Homegrown – A Cultural Catalyst








Albania is a country on the cusp of great change. Under the careful stewardship of former artist and now Prime Minister, Edi Rama, Albania is undergoing an economic and cultural makeover. Rama is a charismatic leader who famously painted grey, communist era buildings in bright colours, igniting a civic pride in the capital, Tirana, that continues to grow. The city is opening up and the democratisation of once state owned space has become a priority, with barriers being dismantled to create new public spaces.

The Villa formerly occupied by Communist Party leader Enver Hoxha, known as Villa 31, is remarkably unchanged since the fall of Communism in 1991 and acts as a powerful reminder of his tyranny and the luxury in which he lived with his extended family, unlike the vast majority of the oppressed citizens of Albania.

Currently it sits like a mausoleum in the heart of the fast growing, lively ‘Blloku’ (‘Block’ in English) area in Tirana – isolated from its surroundings. It is clearly visible from the street with its low fence but remains almost entirely ignored by passers-by, only occasionally being photographed by groups of intrigued tourists. Opening up the garden for the first time will be an historic moment, presenting a unique opportunity to show the extent of positive change in Albania.

Re-activation of Villa 31 will position the area as a cultural quarter and locate it as a major tourist destination for both locals and foreign visitors.

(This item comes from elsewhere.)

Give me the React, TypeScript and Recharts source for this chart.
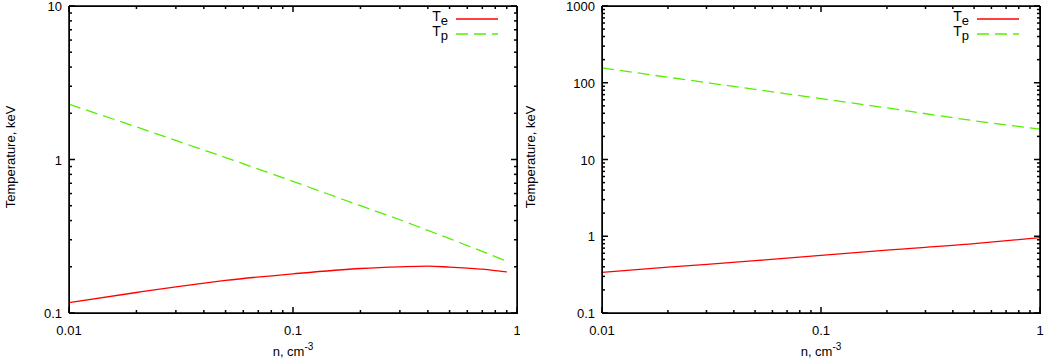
import React from "react";
import { LineChart, Line, XAxis, YAxis } from "recharts";

// left panel
const nLeft = [0.01, 0.02, 0.03, 0.05, 0.1, 0.2, 0.3, 0.4, 0.5, 0.6, 0.7, 0.8, 0.9];
const teLeft = [0.117, 0.136, 0.148, 0.163, 0.18, 0.195, 0.2, 0.202, 0.199, 0.196, 0.193, 0.189, 0.185];
const tpLeft = [2.29, 1.63, 1.33, 1.03, 0.72, 0.5, 0.405, 0.345, 0.305, 0.275, 0.252, 0.233, 0.217];

// right panel
const nRight = [0.01, 0.02, 0.05, 0.1, 0.2, 0.5, 1];
const teRight = [0.338, 0.395, 0.48, 0.565, 0.66, 0.8, 0.96];
const tpRight = [156, 118, 82, 62, 47, 32, 24.9];

const X_MAJOR = [0.01, 0.1, 1];
const Y_MAJOR_LEFT = [0.1, 1, 10];
const Y_MAJOR_RIGHT = [0.1, 1, 10, 100, 1000];

const RED = "#ff0000";
const GREEN = "#55ee00";
const FONT = "'Liberation Sans', Arial, sans-serif";

const TOP = 5;
const X_AXIS_H = 48;
const CHART_H = 361;

// major decades plus 2..9 minor ticks in between
function withMinor(major: number[]) {
  const out: number[] = [];
  major.forEach((m, i) => {
    out.push(m);
    if (i < major.length - 1) for (let k = 2; k <= 9; k++) out.push(+(m * k).toPrecision(3));
  });
  return out;
}

const isMajor = (v: number, major: number[]) => major.some((m) => Math.abs(m - v) < m * 1e-6);

function BottomTick({ x, y, payload }: any) {
  const major = isMajor(payload.value, X_MAJOR);
  const len = major ? 6 : 3;
  return (
    <g>
      <line x1={x} y1={y} x2={x} y2={y - len} stroke="#000" strokeWidth={1.5} />
      {major && (
        <text x={x} y={y + 22} textAnchor="middle" fontSize={13} fontFamily={FONT} fill="#000">
          {payload.value}
        </text>
      )}
    </g>
  );
}

function TopTick({ x, y, payload }: any) {
  const len = isMajor(payload.value, X_MAJOR) ? 6 : 3;
  return <line x1={x} y1={y} x2={x} y2={y + len} stroke="#000" strokeWidth={1.5} />;
}

const makeLeftTick = (majors: number[]) =>
  function LeftTick({ x, y, payload }: any) {
    const major = isMajor(payload.value, majors);
    const len = major ? 6 : 3;
    return (
      <g>
        <line x1={x} y1={y} x2={x + len} y2={y} stroke="#000" strokeWidth={1.5} />
        {major && (
          <text x={x - 7} y={y + 5} textAnchor="end" fontSize={13} fontFamily={FONT} fill="#000">
            {payload.value}
          </text>
        )}
      </g>
    );
  };

const makeRightTick = (majors: number[]) =>
  function RightTick({ x, y, payload }: any) {
    const len = isMajor(payload.value, majors) ? 6 : 3;
    return <line x1={x} y1={y} x2={x - len} y2={y} stroke="#000" strokeWidth={1.5} />;
  };

function LegendBox({ right }: { right: number }) {
  const row = (sub: string, color: string, dash?: string) => (
    <div style={{ display: "flex", alignItems: "center", height: 15, justifyContent: "flex-end" }}>
      <span style={{ fontSize: 14, fontFamily: FONT, color: "#000", lineHeight: "13px" }}>
        T<sub style={{ fontSize: 13, verticalAlign: "-4px" }}>{sub}</sub>
      </span>
      <svg width={50} height={6} style={{ marginLeft: 7 }}>
        <line x1={1} y1={3} x2={43} y2={3} stroke={color} strokeWidth={1.3} strokeDasharray={dash} />
      </svg>
    </div>
  );
  return (
    <div style={{ position: "absolute", top: 11, right, width: 120, pointerEvents: "none" }}>
      {row("e", RED)}
      {row("p", GREEN, "12 6")}
    </div>
  );
}

function Titles({ yAxisWidth, plotRight }: { yAxisWidth: number; plotRight: number }) {
  const cx = (yAxisWidth + plotRight) / 2;
  return (
    <>
      <div style={{
        position: "absolute", left: 10, top: 157, width: 0, height: 0,
        fontSize: 13, fontFamily: FONT, color: "#000", whiteSpace: "nowrap",
      }}>
        <div style={{ position: "absolute", transform: "translate(-50%, -50%) rotate(-90deg)" }}>Temperature, keV</div>
      </div>
      <div style={{
        position: "absolute", left: cx, top: 344, transform: "translateX(-50%)",
        fontSize: 13, fontFamily: FONT, color: "#000", whiteSpace: "nowrap",
      }}>
        n, cm<sup style={{ fontSize: 10, verticalAlign: "6px", lineHeight: 0 }}>-3</sup>
      </div>
    </>
  );
}

const AXIS_LINE = { stroke: "#000", strokeWidth: 1.5 };

function Panel({
  n, te, tp, yMajor, width, yAxisWidth, right, legendRight,
}: {
  n: number[]; te: number[]; tp: number[]; yMajor: number[];
  width: number; yAxisWidth: number; right: number; legendRight: number;
}) {
  const data = n.map((v, i) => ({ n: v, te: te[i], tp: tp[i] }));
  const xTicks = withMinor(X_MAJOR);
  const yTicks = withMinor(yMajor);
  const yMin = yMajor[0];
  const yMax = yMajor[yMajor.length - 1];
  const plotLeft = yAxisWidth;
  const plotRight = width - right - 1;
  const plotTop = TOP + 1;
  const plotBottom = CHART_H - X_AXIS_H;
  return (
    <div style={{ position: "relative", width, height: CHART_H }}>
      <LineChart width={width} height={CHART_H} data={data} margin={{ top: TOP, right, left: 0, bottom: 0 }}>
        <XAxis
          dataKey="n" type="number" scale="log" domain={[0.01, 1]} allowDataOverflow
          ticks={xTicks} interval={0} tickSize={0} tickMargin={0} tickLine={false}
          height={X_AXIS_H} axisLine={AXIS_LINE} tick={<BottomTick />}
        />
        <XAxis
          xAxisId="top" orientation="top" dataKey="n" type="number" scale="log" domain={[0.01, 1]}
          allowDataOverflow ticks={xTicks} interval={0} tickSize={0} tickMargin={0} tickLine={false}
          height={1} axisLine={AXIS_LINE} tick={<TopTick />}
        />
        <YAxis
          type="number" scale="log" domain={[yMin, yMax]} allowDataOverflow ticks={yTicks} interval={0}
          tickSize={0} tickMargin={0} tickLine={false} width={yAxisWidth}
          axisLine={AXIS_LINE} tick={React.createElement(makeLeftTick(yMajor))}
        />
        <YAxis
          yAxisId="right" orientation="right" type="number" scale="log" domain={[yMin, yMax]}
          allowDataOverflow ticks={yTicks} interval={0} tickSize={0} tickMargin={0} tickLine={false}
          width={1} axisLine={AXIS_LINE} tick={React.createElement(makeRightTick(yMajor))}
        />
        <Line dataKey="te" name="Te" stroke={RED} strokeWidth={1.3} dot={false} type="monotone" isAnimationActive={false} />
        <Line dataKey="tp" name="Tp" stroke={GREEN} strokeWidth={1.3} strokeDasharray="12 6" dot={false} type="monotone" isAnimationActive={false} />
      </LineChart>
      {/* plot frame */}
      <div style={{
        position: "absolute", left: plotLeft, top: plotTop, width: plotRight - plotLeft + 1,
        height: plotBottom - plotTop + 1, border: "1px solid #000", boxSizing: "border-box", pointerEvents: "none",
      }} />
      <Titles yAxisWidth={yAxisWidth} plotRight={plotRight} />
      <LegendBox right={legendRight} />
    </div>
  );
}

export default function App() {
  return (
    <div style={{ position: "absolute", left: 0, top: 0, width: 1044, height: 361, display: "flex" }}>
      <Panel n={nLeft} te={teLeft} tp={tpLeft} yMajor={Y_MAJOR_LEFT} width={520} yAxisWidth={69} right={2} legendRight={15} />
      <Panel n={nRight} te={teRight} tp={tpRight} yMajor={Y_MAJOR_RIGHT} width={524} yAxisWidth={82} right={3} legendRight={18} />
    </div>
  );
}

As a sensitive site with a loaded history, the site will be brought back to a new and finally inclusive and welcoming.

We were invited to submit to the British Council ideas as to how we would extend our inclusive approach to the opening of the space. The Homegrown project will focus attention and activities in the Villa’s extensive garden and provide a place for the people, a site to be enjoyed by all who visit. Our contribution to the Homegrown project is a subtle structure that forms a canopy of plants overhead with seating beneath. The canopy will bridge the garden and the street, vaulting over the fence to connect both sides.

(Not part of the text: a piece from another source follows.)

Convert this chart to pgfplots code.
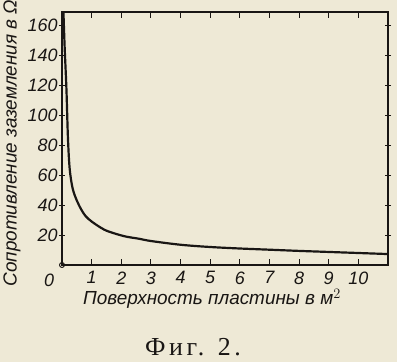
\documentclass[border=0pt]{standalone}
\usepackage{pgfplots}
\pgfplotsset{compat=1.18}
\usepackage{fontspec}
\setmainfont{Liberation Sans}
\newfontfamily\capfont[LetterSpace=14]{Liberation Serif}
\definecolor{paper}{RGB}{238,233,214}
\definecolor{ink}{RGB}{25,22,20}
\begin{document}
\begin{tikzpicture}[x=1bp,y=1bp]
\fill[paper] (0,0) rectangle (397,362);
\clip (0,0) rectangle (397,362);
\begin{axis}[
  at={(62bp,97bp)}, anchor=south west,
  width=326bp, height=253bp, scale only axis,
  xmin=0, xmax=11.0, ymin=0, ymax=168.7,
  xtick={1,...,10}, ytick={20,40,...,160},
  axis line style={ink, line width=1.6pt},
  every tick/.style={ink, line width=1pt},
  xtick align=inside, ytick align=center,
  major tick length=6bp,
  xtick pos=both, ytick pos=both,
  yticklabel pos=left, xticklabel pos=bottom,
  /pgf/number format/assume math mode=true,
  ticklabel style={font=\fontsize{18}{19}\selectfont\itshape, text=ink},
  xticklabel style={yshift=-3bp},
  yticklabel style={xshift=2bp},
  clip=false,
]
\addplot[ink, line width=2.2pt, smooth, tension=0.55] coordinates {
(0.05,168) (0.09,145) (0.15,117) (0.2,85) (0.26,64) (0.36,51) (0.5,43)
(0.65,37) (0.8,32.5) (1.0,29) (1.3,25) (1.55,22.5) (2.1,19.2) (2.6,17.5)
(3,16) (4,13.5) (5,12) (6,11) (7,10.2) (8,9.4) (9,8.7) (10,8) (11.0,7.3)
};
\addplot[only marks, mark=o, mark size=2.5bp, mark options={fill=paper, draw=ink, line width=0.9pt}] coordinates {(0,0)};
\end{axis}
\node[text=ink, font=\fontsize{18}{19}\selectfont\itshape] at (49,82) {0};
\node[text=ink, font=\fontsize{19}{20}\selectfont\itshape] at (212,63) {Поверхность пластины в м$^2$};
\node[text=ink, rotate=90, anchor=west, font=\fontsize{19}{20}\selectfont\itshape] at (12,72) {Сопротивление заземления в Ω};
\node[text=ink, inner sep=0pt, anchor=base, font=\fontsize{26}{27}\selectfont\capfont] at (193,7) {Фиг. 2.};
\end{tikzpicture}
\end{document}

This connection is an important part of the Homegrown project thinking. The garden has been cut off and closely guarded from the public for years and it’s important that even when, by necessity, the garden is closed that a link remains to the outside world: the canopy and its seating will allow that connection and become a symbol for the project. People can sit under the shelter of the canopy on the street side looking into the garden, or visa versa. The canopy will raise awareness of the coming change and become an important beacon for activity in the garden. Sensory planting will further blur the boundary between house and street, with fruits and herbs, formally regarded as a rarity for the general public, being a feature. It’s vital that the transformation of the garden is seen as democratic. The intention has been to move away from the idea of art behind locked doors. The canopy will always be ‘open’. It will create a beautiful installation to occupy, both inside the garden and out, available and inviting to everyone at all times. Ribbons of structured planting will reach across the garden and join the canopy to Stanton William Architects proposed pavilion, echoing the pavilions form.

The project is currently in the planning phase. We look forward to seeing it being realised.